There are three strategies for pursuing a greater knowledge of God. 1. We need to place our lives under the living ministry of the Word of God in a church. This is God’s central instrument that He uses to shape our lives. This is an argument for the regular means of grace. Some might say “But the preacher is no better than I am.” Calvin’s Institutes, however, would say that this is precisely the point. We sit under Christ. The minister is just an instrument. The Word does its own work. See Acts 6:7. The question should not be “What are we doing?” It should rather be, “What is the Word doing?” 1 Thess. 2:13 is also important. 2. We dig deeply into the Word for ourselves. Bible studies are not the same thing as digging for ourselves. 3. Learn together with all the saints (reading good books). There are great central books of Christian literature. Two great books is Calvin’s Institutes, and John Owen’s On Communion with God. Calvin taught Ferguson how to think Trinitarianly, and Owen taught Ferguson how to live Trinitarianly.

Sproul, Jr.’s Address

This address is entitled “The (True) Scandal of the Evangelical Mind.”

The text for consideration is 1 Corinthians 1:18ff. The story of Jesus is our story. His life, death, resurrection, ascension, and second coming is our story, for we are one people, His body. This story is foolishness to those outside the church.

The first great scandal is that the scandal of the cross scandalizes us. We complain when other people complain about Christianity. We try to insist that non-believers regard us well. But Paul tells us that the world sees us as stupid. This is, quite simply, the way it is. But we start to reshape ourselves and our story to remove the scandal and diminish the stumbling-block. The emergents try to emphasize narrative, but they do it in a postmodern way. The seeker-sensitive approach sets aside the scandalous part of the story. Theological liberalism doesn’t believe our story. As confessional people, we don’t change our story, but rather we preach the cross.

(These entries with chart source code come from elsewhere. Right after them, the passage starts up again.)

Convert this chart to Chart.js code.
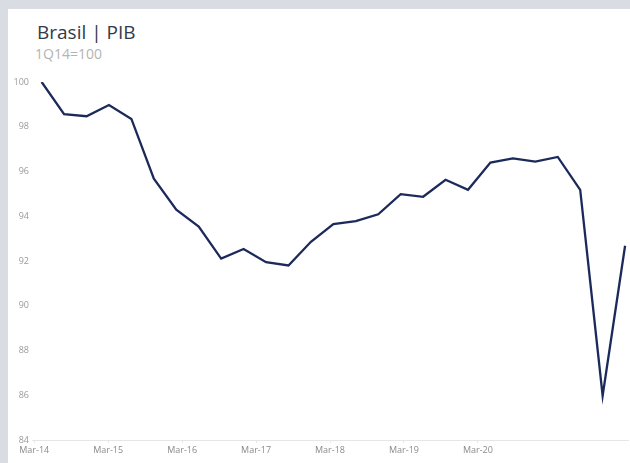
<!DOCTYPE html>
<html>
<head>
<meta charset="utf-8">
<script src="https://cdn.jsdelivr.net/npm/chart.js@4"></script>
<style>
  html, body { margin: 0; padding: 0; }
  body { width: 630px; height: 463px; background: #d9dce2; position: relative; overflow: hidden; font-family: 'Open Sans', sans-serif; }
  #panel { position: absolute; left: 8px; top: 9px; width: 622px; height: 454px; background: #fff; }
  #title { position: absolute; left: 29px; top: 10px; font-size: 19px; color: #323a4b; }
  #sub { position: absolute; left: 27px; top: 35px; font-size: 14px; color: #b3b3b3; }
  #wrap { position: absolute; left: 0; top: 0; width: 622px; height: 454px; }
</style>
</head>
<body>
<div id="panel">
  <div id="title">Brasil | PIB</div>
  <div id="sub">1Q14=100</div>
  <div id="wrap"><canvas id="pib"></canvas></div>
</div>
<script>
// trimestres 1Q14 .. 3Q20
var quarters = ['1Q14','2Q14','3Q14','4Q14','1Q15','2Q15','3Q15','4Q15','1Q16','2Q16','3Q16','4Q16',
                '1Q17','2Q17','3Q17','4Q17','1Q18','2Q18','3Q18','4Q18','1Q19','2Q19','3Q19','4Q19',
                '1Q20','2Q20','3Q20'];
var pib = [100.0, 98.56, 98.47, 98.97, 98.35, 95.68, 94.29, 93.54, 92.11, 92.54, 91.95, 91.80,
           92.86, 93.65, 93.78, 94.09, 94.99, 94.87, 95.63, 95.18, 96.40, 96.59, 96.44, 96.65,
           95.18, 85.98, 92.68];
var tickLabels = ['Mar-14','Mar-15','Mar-16','Mar-17','Mar-18','Mar-19','Mar-20'];
var yTicks = [84, 86, 88, 90, 92, 94, 96, 98, 100];

var pibChart;

function drawChart() {
    const ctx = document.getElementById('pib').getContext('2d');
    if (pibChart) {
        pibChart.destroy();
    }
    pibChart = new Chart(ctx, {
        type: 'line',
        data: {
            datasets: [{
                label: 'PIB',
                data: pib.map(function(v, i) { return { x: i, y: v }; }),
                borderColor: '#1c2a5b',
                borderWidth: 2.3,
                pointRadius: 0,
                tension: 0,
                fill: false,
                xAxisID: 'x'
            }]
        },
        options: {
            responsive: true,
            maintainAspectRatio: false,
            animation: false,
            layout: { padding: { top: 73, right: 2, bottom: 0, left: 0 } },
            plugins: {
                legend: { display: false },
                tooltip: { enabled: false }
            },
            scales: {
                x: {
                    type: 'linear',
                    display: false,
                    min: -0.43,
                    max: 26.13
                },
                xl: {
                    type: 'linear',
                    position: 'bottom',
                    min: -0.03,
                    max: 8.03,
                    afterFit: function(scale) { scale.height = 23; },
                    afterBuildTicks: function(scale) {
                        scale.ticks = tickLabels.map(function(t, i) { return { value: i }; });
                    },
                    border: { display: true, color: '#e6e6e6', width: 1 },
                    grid: { drawOnChartArea: false, drawTicks: true, tickLength: 3, color: '#e6e6e6' },
                    ticks: {
                        autoSkip: false,
                        maxRotation: 0,
                        padding: 2,
                        color: '#8a8a8a',
                        font: { family: 'Open Sans', size: 9 },
                        callback: function(v) { return tickLabels[Math.round(v)]; }
                    }
                },
                y: {
                    min: 84,
                    max: 100,
                    afterFit: function(scale) { scale.width = 24; },
                    afterBuildTicks: function(scale) {
                        scale.ticks = yTicks.map(function(v) { return { value: v }; });
                    },
                    border: { display: false },
                    grid: { display: false, drawTicks: false },
                    ticks: {
                        padding: 3,
                        color: '#9a9a9a',
                        font: { family: 'Open Sans', size: 9 }
                    }
                }
            }
        }
    });
}

drawChart();
</script>
</body>
</html>
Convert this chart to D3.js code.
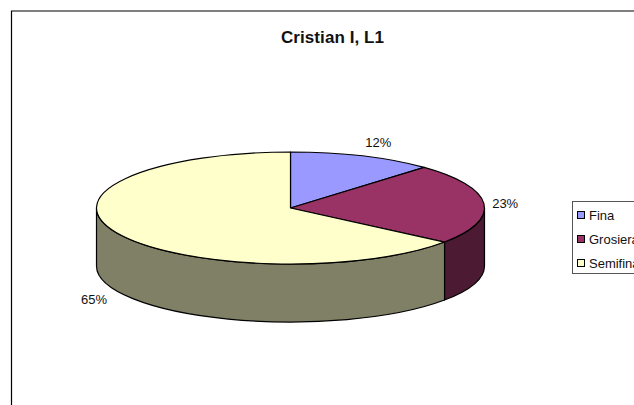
<!DOCTYPE html>
<html>
<head>
<meta charset="utf-8">
<style>
html, body { margin: 0; padding: 0; background: #fff; overflow: hidden; }
svg { display: block; }
text { font-family: 'Liberation Sans', Arial, sans-serif; fill: #111; }
</style>
</head>
<body>
<svg width="634" height="405"></svg>
<script src="https://d3js.org/d3.v7.min.js"></script>
<script>
// chart data, labels show these rounded
var categories = ["Fina", "Grosiera", "Semifina"];
var values = [12.1, 23.3, 64.6];
var topColors = ["#9999ff", "#993366", "#ffffcc"];
var sideColors = ["#4d4d80", "#4d1a33", "#808066"];

var svg = d3.select("svg");

// ellipse of the tilted pie
var cx = 290.5, cy = 208, rx = 194, ry = 56, depth = 58;

// frame, runs off the right and bottom of the picture
svg.append("path")
    .attr("d", "M11.5,700V11H900")
    .attr("fill", "none")
    .attr("stroke", "#000")
    .attr("stroke-width", 1.2);

svg.append("text")
    .attr("x", 332.5)
    .attr("y", 42.5)
    .attr("text-anchor", "middle")
    .attr("font-size", 17)
    .attr("font-weight", "bold")
    .attr("textLength", 103)
    .text("Cristian I, L1");

var pie = d3.pie().sort(null)(values);

function pointAt(a, dy) {
  return [cx + rx * Math.sin(a), cy - ry * Math.cos(a) + dy];
}

// side walls, only the part of each slice facing the viewer
var g = svg.append("g");
pie.forEach(function(d, i) {
  var a0 = Math.max(d.startAngle, Math.PI / 2),
      a1 = Math.min(d.endAngle, Math.PI * 1.5);
  if (a1 <= a0) return;
  var p0 = pointAt(a0, 0), p1 = pointAt(a1, 0);
  var large = a1 - a0 > Math.PI ? 1 : 0;
  g.append("path")
      .attr("d", "M" + p0 + "A" + rx + "," + ry + " 0 " + large + " 1 " + p1 +
                 "V" + (p1[1] + depth) +
                 "A" + rx + "," + ry + " 0 " + large + " 0 " + p0[0] + "," + (p0[1] + depth) + "Z")
      .attr("fill", sideColors[i])
      .attr("stroke", "#000")
      .attr("stroke-width", 1.2)
      .attr("stroke-linejoin", "round");
});

// top of the pie, a flat arc squashed into the ellipse
var arc = d3.arc().innerRadius(0).outerRadius(rx);
g.append("g")
    .attr("transform", "translate(" + cx + "," + cy + ") scale(1," + (ry / rx) + ")")
  .selectAll("path")
  .data(pie)
  .enter().append("path")
    .attr("d", arc)
    .attr("fill", function(d, i) { return topColors[i]; })
    .attr("stroke", "#000")
    .attr("stroke-width", 1.2)
    .attr("vector-effect", "non-scaling-stroke")
    .attr("stroke-linejoin", "round");

// percent labels
var labelAt = [[1.22, 1.26, 0], [1.11, 1.0, 0], [1.13, 1.34, 58]];
svg.append("g")
  .selectAll("text")
  .data(pie)
  .enter().append("text")
    .attr("x", function(d, i) {
      return cx + rx * labelAt[i][0] * Math.sin((d.startAngle + d.endAngle) / 2);
    })
    .attr("y", function(d, i) {
      return cy - ry * labelAt[i][1] * Math.cos((d.startAngle + d.endAngle) / 2) + labelAt[i][2];
    })
    .attr("dy", "0.35em")
    .attr("text-anchor", "middle")
    .attr("font-size", 13)
    .text(function(d) { return Math.round(d.value) + "%"; });

// legend, cut by the right edge
var legend = svg.append("g");
legend.append("rect")
    .attr("x", 572.5)
    .attr("y", 201.5)
    .attr("width", 100)
    .attr("height", 72)
    .attr("fill", "#fff")
    .attr("stroke", "#555");

var y = d3.scalePoint().domain(categories).range([215, 263]);

var rows = legend.selectAll("g")
    .data(categories)
    .enter().append("g")
    .attr("transform", function(d) { return "translate(0," + y(d) + ")"; });

rows.append("rect")
    .attr("x", 577.5)
    .attr("y", -3.5)
    .attr("width", 7)
    .attr("height", 7)
    .attr("fill", function(d, i) { return topColors[i]; })
    .attr("stroke", "#000");

rows.append("text")
    .attr("x", 589)
    .attr("dy", "0.35em")
    .attr("font-size", 13)
    .text(function(d) { return d; });
</script>
</body>
</html>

The second great scandal of the evangelical mind is that we are not really evangelical. Of course, we believe the gospel. But do we have a passion for lost souls? We critique supposedly bad ways of evangelism, while we don’t do it at all. We are not evangelically minded. We like to bring that little island of our own genius to the table. This is actually semi-Pelagianism. The idea of education is not to join the great conversation, but rather the great confrontation. We should not add the wisdom of the world to the Bible, like Aquinas did in the Summa Theologica. The Bible does not need human cooperation, or anything added to it. To think so is again semi-Pelagianism. Boethius (like Philo) tried to add the wisdom of Plato to the Bible. Nowadays, it is the idea of getting psychology or Madison Avenue to the Bible. He asserts (I would disagree here) that Warfield tried to add the wisdom of science to the Bible (LK, this is highly disputed in Warfield scholarship). Are we willing to trust God and believe what He tells us.

Another scandal is not that we are not smart enough, but that we are not good enough. And then, when God tells us something, we wind up looking at our circumstances, and then twist what God says to fit our experience. We then use our brains for rationalization. How do we know when we are really putting our mind into submission to the Bible. Are we willing to accept these accusations from the world? We were rescued from foolishness. We didn’t “smart” our way out of it. Are you willing to be thought a fool for Christ’s sake? We always lie to ourselves. We are not repentant about our minds.